Retype verbatim only the lines below, starting at the one that contains "What Apache ECharts" and ending at the one that contains "const RED = '#f90c0c';". Pictures are excluded from the copy.

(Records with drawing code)
----
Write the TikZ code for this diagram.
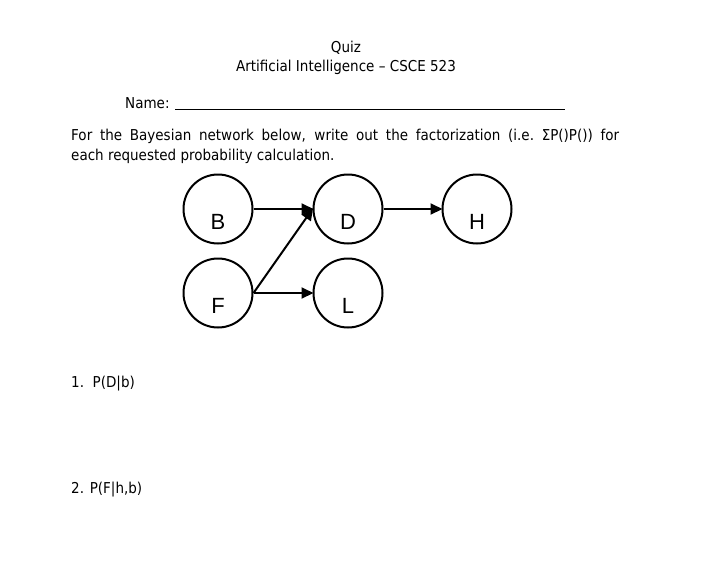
\documentclass[tikz,border=0pt]{standalone}
\usepackage{fontspec}
\setmainfont{DejaVu Sans}[FakeStretch=0.9]
\newfontfamily\nodefont{Liberation Sans}
\usepackage{tikz}
\usetikzlibrary{arrows.meta,positioning}
\tikzset{
  txt/.style={inner sep=0pt, font=\fontsize{15}{20}\selectfont},
  var/.style={draw, circle, line width=2pt, minimum size=69pt, inner sep=0pt},
  lbl/.style={inner sep=0pt, font=\nodefont\fontsize{22}{22}\selectfont},
  arr/.style={-{Triangle[length=12pt,width=11pt]}, line width=2pt, shorten >=-1pt},
}

\begin{document}
\begin{tikzpicture}[x=1pt, y=-1pt]
\useasboundingbox[fill=white] (0,0) rectangle (707,560);
% header
\node[txt] (quiz) at (346,48) {Quiz};
\node[txt] (course) at (346,67) {Artificial Intelligence -- CSCE 523};
\node[txt, anchor=base west] (name) at (125,108) {Name:};
\coordinate (ul1) at (175,109);
\coordinate (ul2) at (565,109);
\draw[line width=1pt] (ul1) -- (ul2);
\node[txt, anchor=north west, text width=548pt, align=justify] (intro) at (71,129)
  {\hyphenpenalty=10000 For the Bayesian network below, write out the factorization (i.e.\ ΣP()P()) for\linebreak each requested probability calculation.};
% network
\node[var] (B) at (218,209) {};
\node[var, right=59pt of B] (D) {};
\node[var, right=58pt of D] (H) {};
\node[var, below=13pt of B] (F) {};
\node[var, below=13pt of D] (L) {};
\foreach \v in {B,D,H,F,L} \node[lbl] at ([yshift=-13pt]\v.center) {\v};
\foreach \a/\b in {B/D,D/H,F/L,F/D} \draw[arr] (\a.east) -- (\b.west);
% questions
\node[txt, anchor=base west] (q1) at (71,387) {1.\ \ P(D|b)};
\node[txt, anchor=base west] (q2) at (71,493) {2. P(F|h,b)};
\end{tikzpicture}
\end{document}
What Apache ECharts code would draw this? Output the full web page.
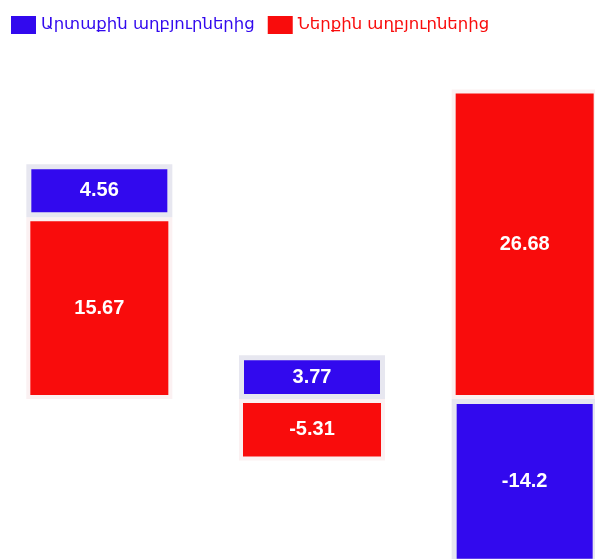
<!DOCTYPE html>
<html><head><meta charset="utf-8">
<script src="https://cdn.jsdelivr.net/npm/echarts@6/dist/echarts.min.js"></script>
<style>html,body{margin:0;padding:0;background:#fff;overflow:hidden;width:595px;height:559px}#c{width:638px;height:573px;margin-left:-7px}</style>
</head><body><div id="c"></div>
<script>
const categories = ['A', 'B', 'C'];
const externalName = 'Արտաքին աղբյուրներից';
const internalName = 'Ներքին աղբյուրներից';
const externalValues = [4.56, 3.77, -14.2];
const internalValues = [15.67, -5.31, 26.68];

const BLUE = '#3209ee';
const RED = '#f90c0c';

const chart = echarts.init(document.getElementById('c'), null, {renderer: 'canvas'});
const labelStyle = {show: true, position: 'inside', color: '#fff', fontFamily: 'Liberation Sans, Arial, sans-serif', fontWeight: 'bold', fontSize: 20};
chart.setOption({
  backgroundColor: '#ffffff',
  animation: false,
  legend: {
    left: 13, top: 11, itemWidth: 25, itemHeight: 18, itemGap: 13, icon: 'rect',
    itemStyle: {borderWidth: 0},
    textStyle: {fontFamily: 'DejaVu Sans, sans-serif', fontSize: 16.5},
    data: [
      {name: externalName, textStyle: {color: BLUE}},
      {name: internalName, textStyle: {color: RED}}
    ]
  },
  grid: {left: 0, right: 0, top: 51, bottom: 0, containLabel: false},
  xAxis: {type: 'category', data: categories, show: false},
  yAxis: {type: 'value', min: -15, max: 30, show: false, splitLine: {show: false}},
  series: [
    {
      name: internalName, type: 'bar', stack: 's', data: internalValues,
      barWidth: 146,
      itemStyle: {color: RED, borderColor: '#fbf1f2', borderWidth: 4},
      label: labelStyle
    },
    {
      name: externalName, type: 'bar', stack: 's', data: externalValues,
      barWidth: 146,
      itemStyle: {color: BLUE, borderColor: '#e7e7f0', borderWidth: 5},
      label: labelStyle
    }
  ]
});
</script></body></html>
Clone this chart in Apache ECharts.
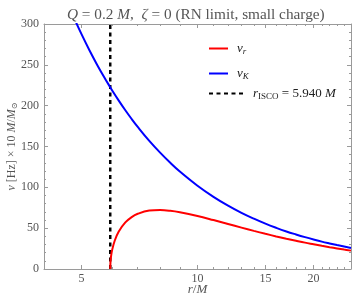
<!DOCTYPE html>
<html>
<head>
<meta charset="utf-8">
<script src="https://cdn.jsdelivr.net/npm/echarts@6/dist/echarts.min.js"></script>
<style>html,body{margin:0;padding:0;background:#fff}#c{width:353px;height:305px}</style>
</head>
<body>
<div id="c"></div>
<script>
// Keplerian frequency nu_K (radius r/M, value in Hz x 10 M/Msun)
var rK  = [4.8, 5, 5.25, 5.5, 5.75, 5.94, 6, 6.25, 6.5, 6.75, 7, 7.5, 8, 8.5, 9, 10, 11, 12, 13, 14, 15, 16, 17, 18, 19, 20, 21, 22, 23, 24, 25];
var nuK = [306.0, 287.9, 267.6, 249.6, 233.6, 222.5, 219.1, 206.2, 194.4, 183.7, 174.0, 156.9, 142.5, 130.1, 119.4, 102.0, 88.4, 77.6, 68.8, 61.6, 55.5, 50.4, 46.0, 42.3, 39.0, 36.1, 33.5, 31.3, 29.3, 27.5, 25.8];
// Radial epicyclic frequency nu_r
var rR  = [5.94, 5.95, 5.97, 6, 6.1, 6.25, 6.5, 6.75, 7, 7.5, 8, 8.5, 9, 10, 11, 12, 13, 14, 15, 16, 17, 18, 19, 20, 21, 22, 23, 24, 25];
var nuR = [0, 9.3, 15.7, 22.0, 34.6, 45.9, 57.0, 63.6, 67.6, 71.5, 72.2, 71.3, 69.5, 64.9, 59.9, 55.1, 50.7, 46.7, 43.1, 39.9, 37.1, 34.6, 32.3, 30.3, 28.4, 26.7, 25.2, 23.8, 22.5];
// ISCO radius
var rISCO = 5.94;
var iscoY = [0, 300];
// tick positions
var xMajor = [5, 10, 15, 20];
var xMinor = [6, 7, 8, 9, 11, 12, 13, 14, 16, 17, 18, 19, 21, 22, 23, 24];

function pairs(xs, ys) { return xs.map(function (x, i) { return [x, ys[i]]; }); }

var FONT = '"Liberation Serif", "DejaVu Serif", serif';
var GRAY = '#555';
var AX = '#9a9a9a';
var rich = {
  i: { fontStyle: 'italic', fontFamily: FONT, fontSize: 13, color: '#222', lineHeight: 16 },
  n: { fontFamily: FONT, fontSize: 13, color: '#222', lineHeight: 16 },
  s: { fontFamily: FONT, fontSize: 9, color: '#222', verticalAlign: 'bottom', lineHeight: 11 },
  si: { fontFamily: FONT, fontSize: 9, fontStyle: 'italic', color: '#222', verticalAlign: 'bottom', lineHeight: 11 }
};

function xAxisDef(pos, vals, len, labels, line) {
  return {
    type: 'log', logBase: 10, min: 4, max: 25, position: pos, gridIndex: 0,
    axisLine: { show: line, lineStyle: { color: AX, width: 1 } },
    axisTick: { show: true, inside: true, length: len, customValues: vals, lineStyle: { color: AX } },
    axisLabel: labels ? { show: true, customValues: vals, margin: 4, color: GRAY, fontFamily: FONT, fontSize: 12 } : { show: false },
    splitLine: { show: false }, minorTick: { show: false }
  };
}

var chart = echarts.init(document.getElementById('c'), null, { renderer: 'canvas' });
chart.setOption({
  animation: false,
  backgroundColor: '#fff',
  title: {
    text: '{i|Q} = 0.2 {i|M},  {i|ζ} = 0 (RN limit, small charge)',
    left: 62, top: 2,
    textStyle: {
      fontFamily: FONT, fontSize: 15.3, fontWeight: 'normal', color: GRAY,
      rich: { i: { fontFamily: FONT, fontSize: 15.3, fontStyle: 'italic', color: GRAY } }
    }
  },
  grid: { left: 44, right: 2, top: 24, bottom: 36, containLabel: false, outerBoundsMode: 'none' },
  legend: [
    { data: ['nu_r'], left: 203, top: 37, itemWidth: 19 },
    { data: ['nu_K'], left: 203, top: 62, itemWidth: 19 },
    { data: ['isco'], left: 203, top: 82, itemWidth: 35 }
  ].map(function (l) {
    return Object.assign(l, {
      orient: 'vertical', itemHeight: 10, itemGap: 0,
      itemStyle: { opacity: 0 },
      formatter: function (name) {
        if (name === 'nu_r') return '{i|ν}{si|r}';
        if (name === 'nu_K') return '{i|ν}{si|K}';
        return '{i|r}{s|ISCO}{n| = 5.940 }{i|M}';
      },
      textStyle: { rich: rich, padding: [0, 0, 0, 4] }
    });
  }),
  xAxis: [
    Object.assign(xAxisDef('bottom', xMajor, 4, true, true), {
      name: '{i|r}{n|/}{i|M}', nameLocation: 'middle', nameGap: 14, nameMoveOverlap: false,
      nameTextStyle: { rich: {
        i: { fontFamily: FONT, fontSize: 13, fontStyle: 'italic', color: GRAY },
        n: { fontFamily: FONT, fontSize: 13, color: GRAY } } }
    }),
    xAxisDef('bottom', xMinor, 2, false, false),
    xAxisDef('top', xMajor, 4, false, true),
    xAxisDef('top', xMinor, 2, false, false)
  ],
  yAxis: [
    {
      type: 'value', min: 0, max: 300, interval: 50, position: 'left',
      axisLine: { show: true, lineStyle: { color: AX } },
      axisTick: { show: true, inside: true, length: 4, lineStyle: { color: AX } },
      minorTick: { show: true, splitNumber: 5, length: 2, lineStyle: { color: AX } },
      axisLabel: { margin: 5, color: GRAY, fontFamily: FONT, fontSize: 12 },
      splitLine: { show: false },
      name: '{i|ν} [Hz] × 10 {i|M}/{i|M}{s|⊙}', nameLocation: 'middle', nameGap: 25, nameRotate: 90,
      nameMoveOverlap: false,
      nameTextStyle: { rich: {
        i: { fontFamily: FONT, fontSize: 12, fontStyle: 'italic', color: GRAY, lineHeight: 14 },
        s: { fontFamily: FONT, fontSize: 8, color: GRAY, verticalAlign: 'bottom', lineHeight: 10 } },
        fontFamily: FONT, fontSize: 12, color: GRAY, lineHeight: 14 }
    },
    {
      type: 'value', min: 0, max: 300, interval: 50, position: 'right',
      axisLine: { show: true, lineStyle: { color: AX } },
      axisTick: { show: true, inside: true, length: 4, lineStyle: { color: AX } },
      minorTick: { show: true, splitNumber: 5, length: 2, lineStyle: { color: AX } },
      axisLabel: { show: false }, splitLine: { show: false }
    }
  ],
  series: [
    {
      name: 'nu_r', type: 'line', xAxisIndex: 0, yAxisIndex: 0, data: pairs(rR, nuR),
      showSymbol: false, symbol: 'none', smooth: 0.4, clip: true,
      lineStyle: { color: '#ff0000', width: 2 }, itemStyle: { color: '#ff0000' }, z: 3
    },
    {
      name: 'nu_K', type: 'line', xAxisIndex: 0, yAxisIndex: 0, data: pairs(rK, nuK),
      showSymbol: false, symbol: 'none', smooth: 0.4, clip: true,
      lineStyle: { color: '#0000ff', width: 2 }, itemStyle: { color: '#0000ff' }, z: 4
    },
    {
      name: 'isco', type: 'line', xAxisIndex: 0, yAxisIndex: 0,
      data: iscoY.map(function (y) { return [rISCO, y]; }),
      showSymbol: false, symbol: 'none',
      lineStyle: { color: '#000', width: 2.5, type: [4, 3.5] }, itemStyle: { color: '#000' }, z: 2
    }
  ]
});
</script>
</body>
</html>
----
* **RESULT OF THE EXERCISE**:
What Apache ECharts code would draw this? Output the full web page.
<!DOCTYPE html>
<html><head><meta charset="utf-8">
<script src="https://cdn.jsdelivr.net/npm/echarts@6/dist/echarts.min.js"></script>
<style>html,body{margin:0;padding:0;background:#fff;overflow:hidden;width:595px;height:559px}#c{width:638px;height:573px;margin-left:-7px}</style>
</head><body><div id="c"></div>
<script>
const categories = ['A', 'B', 'C'];
const externalName = 'Արտաքին աղբյուրներից';
const internalName = 'Ներքին աղբյուրներից';
const externalValues = [4.56, 3.77, -14.2];
const internalValues = [15.67, -5.31, 26.68];

const BLUE = '#3209ee';
const RED = '#f90c0c';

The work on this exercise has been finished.